Find the lines holding the word "this" and collect them.

### Plotting code records
[Begin]
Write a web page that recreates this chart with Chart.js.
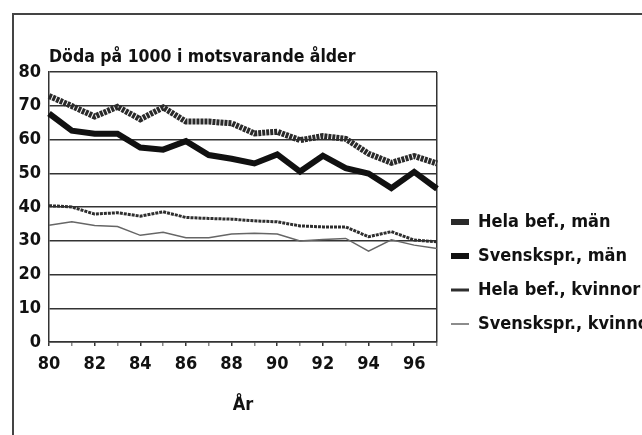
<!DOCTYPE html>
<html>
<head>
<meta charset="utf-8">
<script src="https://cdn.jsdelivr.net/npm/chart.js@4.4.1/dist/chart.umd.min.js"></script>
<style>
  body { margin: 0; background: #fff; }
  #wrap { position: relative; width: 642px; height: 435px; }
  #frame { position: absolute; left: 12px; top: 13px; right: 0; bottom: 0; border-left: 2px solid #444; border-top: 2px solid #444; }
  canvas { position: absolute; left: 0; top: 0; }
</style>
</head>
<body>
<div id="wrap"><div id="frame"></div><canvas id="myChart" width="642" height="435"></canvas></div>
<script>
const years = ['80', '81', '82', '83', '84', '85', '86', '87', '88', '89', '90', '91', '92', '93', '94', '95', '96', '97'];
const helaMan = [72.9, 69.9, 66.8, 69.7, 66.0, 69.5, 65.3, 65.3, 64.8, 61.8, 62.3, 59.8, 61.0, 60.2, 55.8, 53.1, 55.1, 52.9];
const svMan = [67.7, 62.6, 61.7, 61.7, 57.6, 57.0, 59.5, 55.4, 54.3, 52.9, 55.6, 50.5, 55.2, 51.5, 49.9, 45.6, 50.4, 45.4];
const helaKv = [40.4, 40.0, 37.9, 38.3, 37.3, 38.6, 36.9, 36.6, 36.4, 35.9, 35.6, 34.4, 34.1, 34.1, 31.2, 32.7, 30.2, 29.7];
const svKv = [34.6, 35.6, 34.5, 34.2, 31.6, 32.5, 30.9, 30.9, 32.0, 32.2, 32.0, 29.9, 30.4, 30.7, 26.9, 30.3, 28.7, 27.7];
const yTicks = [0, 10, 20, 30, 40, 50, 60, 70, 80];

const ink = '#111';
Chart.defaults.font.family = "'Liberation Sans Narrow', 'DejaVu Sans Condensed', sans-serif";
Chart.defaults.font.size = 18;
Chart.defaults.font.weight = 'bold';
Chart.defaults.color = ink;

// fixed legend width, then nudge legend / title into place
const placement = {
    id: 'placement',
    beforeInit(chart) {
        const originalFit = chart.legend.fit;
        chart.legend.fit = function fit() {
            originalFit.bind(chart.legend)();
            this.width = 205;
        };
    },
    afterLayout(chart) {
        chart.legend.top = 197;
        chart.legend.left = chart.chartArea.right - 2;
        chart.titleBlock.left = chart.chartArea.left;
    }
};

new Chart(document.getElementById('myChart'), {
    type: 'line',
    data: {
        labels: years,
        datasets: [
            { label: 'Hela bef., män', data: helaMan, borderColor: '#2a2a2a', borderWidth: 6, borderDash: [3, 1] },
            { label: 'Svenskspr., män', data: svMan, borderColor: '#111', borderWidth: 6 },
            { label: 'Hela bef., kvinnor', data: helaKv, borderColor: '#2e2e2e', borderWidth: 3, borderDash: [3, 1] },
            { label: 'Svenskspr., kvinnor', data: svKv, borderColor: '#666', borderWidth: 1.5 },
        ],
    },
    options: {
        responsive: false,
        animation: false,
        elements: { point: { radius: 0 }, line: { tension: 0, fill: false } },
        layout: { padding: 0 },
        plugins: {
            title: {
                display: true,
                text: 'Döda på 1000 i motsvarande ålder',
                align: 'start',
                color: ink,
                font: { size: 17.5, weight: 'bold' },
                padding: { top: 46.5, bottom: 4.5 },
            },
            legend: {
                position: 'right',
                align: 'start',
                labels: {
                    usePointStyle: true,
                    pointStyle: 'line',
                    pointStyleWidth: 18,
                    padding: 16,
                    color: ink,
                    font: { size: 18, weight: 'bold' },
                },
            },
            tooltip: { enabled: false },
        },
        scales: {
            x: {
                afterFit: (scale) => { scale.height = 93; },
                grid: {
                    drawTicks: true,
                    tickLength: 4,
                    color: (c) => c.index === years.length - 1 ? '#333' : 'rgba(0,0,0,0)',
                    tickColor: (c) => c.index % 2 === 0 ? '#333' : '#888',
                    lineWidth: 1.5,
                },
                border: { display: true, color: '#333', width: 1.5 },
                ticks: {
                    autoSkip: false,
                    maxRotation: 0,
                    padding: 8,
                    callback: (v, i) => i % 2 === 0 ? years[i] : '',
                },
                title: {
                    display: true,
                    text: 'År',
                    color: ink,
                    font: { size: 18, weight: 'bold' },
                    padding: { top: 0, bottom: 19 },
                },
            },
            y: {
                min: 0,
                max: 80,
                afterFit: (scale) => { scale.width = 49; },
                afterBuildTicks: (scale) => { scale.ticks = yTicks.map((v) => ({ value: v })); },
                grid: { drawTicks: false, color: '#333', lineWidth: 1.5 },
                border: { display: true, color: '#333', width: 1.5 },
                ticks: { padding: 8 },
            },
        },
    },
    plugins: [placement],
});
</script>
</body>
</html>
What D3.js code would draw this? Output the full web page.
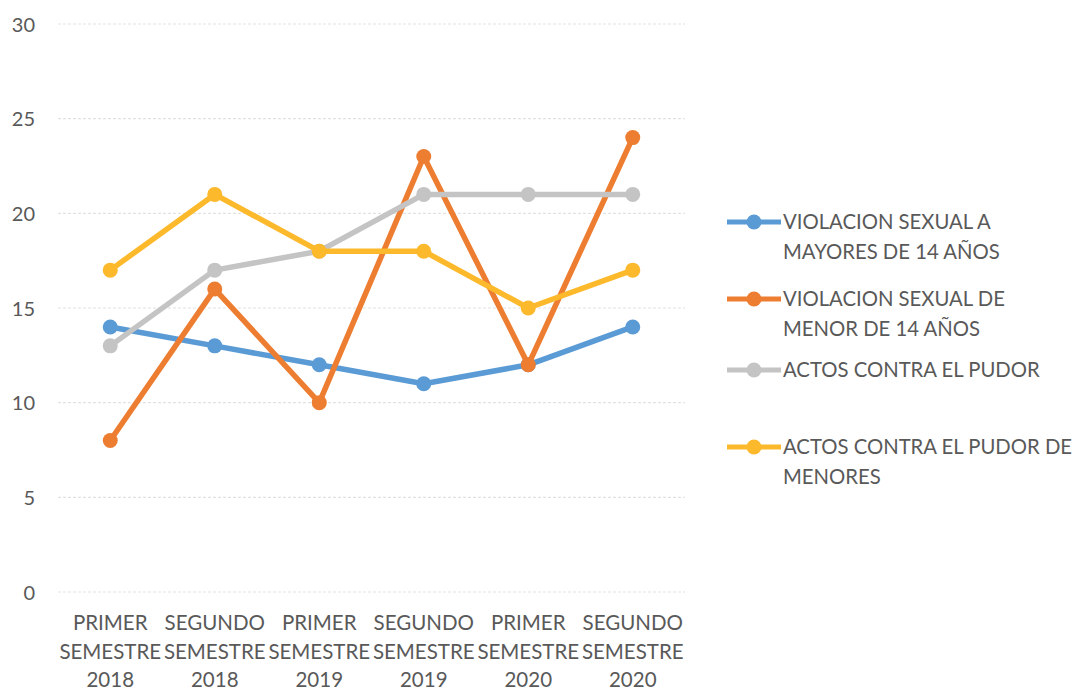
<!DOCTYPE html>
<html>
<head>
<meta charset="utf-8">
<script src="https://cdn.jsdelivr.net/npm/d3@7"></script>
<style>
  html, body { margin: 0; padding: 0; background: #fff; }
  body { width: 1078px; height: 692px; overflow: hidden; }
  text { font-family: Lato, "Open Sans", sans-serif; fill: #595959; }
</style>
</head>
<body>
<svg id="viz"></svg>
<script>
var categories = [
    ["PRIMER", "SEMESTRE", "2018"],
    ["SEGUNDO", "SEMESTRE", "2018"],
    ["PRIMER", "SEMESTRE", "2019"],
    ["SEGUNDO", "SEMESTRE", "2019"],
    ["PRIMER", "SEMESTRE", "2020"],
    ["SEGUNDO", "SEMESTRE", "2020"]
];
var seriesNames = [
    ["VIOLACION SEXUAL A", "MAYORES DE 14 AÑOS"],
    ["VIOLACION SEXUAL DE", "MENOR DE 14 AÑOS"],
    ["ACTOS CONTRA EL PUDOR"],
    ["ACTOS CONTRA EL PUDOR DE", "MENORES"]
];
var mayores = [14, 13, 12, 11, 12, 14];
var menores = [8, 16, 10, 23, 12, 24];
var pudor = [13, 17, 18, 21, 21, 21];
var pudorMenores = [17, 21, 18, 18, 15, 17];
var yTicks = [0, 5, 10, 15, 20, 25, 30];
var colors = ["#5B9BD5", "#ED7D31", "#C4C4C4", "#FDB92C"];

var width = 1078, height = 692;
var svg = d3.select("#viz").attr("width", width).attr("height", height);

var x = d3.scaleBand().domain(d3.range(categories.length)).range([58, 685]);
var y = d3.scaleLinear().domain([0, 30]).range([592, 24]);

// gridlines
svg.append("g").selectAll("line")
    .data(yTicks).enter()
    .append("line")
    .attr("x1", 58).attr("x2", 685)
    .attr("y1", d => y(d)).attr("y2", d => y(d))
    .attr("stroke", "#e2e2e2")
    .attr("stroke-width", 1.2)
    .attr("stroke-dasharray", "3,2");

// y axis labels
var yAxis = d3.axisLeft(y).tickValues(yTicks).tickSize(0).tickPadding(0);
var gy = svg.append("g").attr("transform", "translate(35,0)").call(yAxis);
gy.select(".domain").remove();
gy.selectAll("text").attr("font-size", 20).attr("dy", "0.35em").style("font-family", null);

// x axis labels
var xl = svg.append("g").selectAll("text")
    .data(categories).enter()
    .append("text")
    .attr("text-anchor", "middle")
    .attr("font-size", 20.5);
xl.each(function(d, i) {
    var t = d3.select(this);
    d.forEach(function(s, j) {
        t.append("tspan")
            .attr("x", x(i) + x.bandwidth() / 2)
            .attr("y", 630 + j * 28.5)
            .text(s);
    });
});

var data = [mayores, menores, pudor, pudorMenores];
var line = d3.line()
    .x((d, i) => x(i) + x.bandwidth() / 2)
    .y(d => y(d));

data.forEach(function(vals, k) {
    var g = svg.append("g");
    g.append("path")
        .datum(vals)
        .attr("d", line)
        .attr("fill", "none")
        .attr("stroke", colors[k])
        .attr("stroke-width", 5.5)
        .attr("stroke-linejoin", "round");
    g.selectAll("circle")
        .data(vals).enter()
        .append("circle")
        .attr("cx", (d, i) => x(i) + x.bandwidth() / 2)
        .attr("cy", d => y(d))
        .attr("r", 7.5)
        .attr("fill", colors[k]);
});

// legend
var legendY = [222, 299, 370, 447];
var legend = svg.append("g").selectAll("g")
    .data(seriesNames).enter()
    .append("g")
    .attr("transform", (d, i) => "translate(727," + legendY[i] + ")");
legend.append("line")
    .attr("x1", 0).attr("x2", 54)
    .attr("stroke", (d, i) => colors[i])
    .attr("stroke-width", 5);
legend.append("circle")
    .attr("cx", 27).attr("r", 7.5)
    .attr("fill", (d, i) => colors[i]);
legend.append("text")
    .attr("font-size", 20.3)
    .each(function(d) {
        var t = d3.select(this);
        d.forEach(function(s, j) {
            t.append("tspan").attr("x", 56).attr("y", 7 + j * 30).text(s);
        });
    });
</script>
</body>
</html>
[End]
### Exercise response
Write a web page that recreates this chart with Chart.js.
            this.width = 205;
What D3.js code would draw this? Output the full web page.
    var t = d3.select(this);
        var t = d3.select(this);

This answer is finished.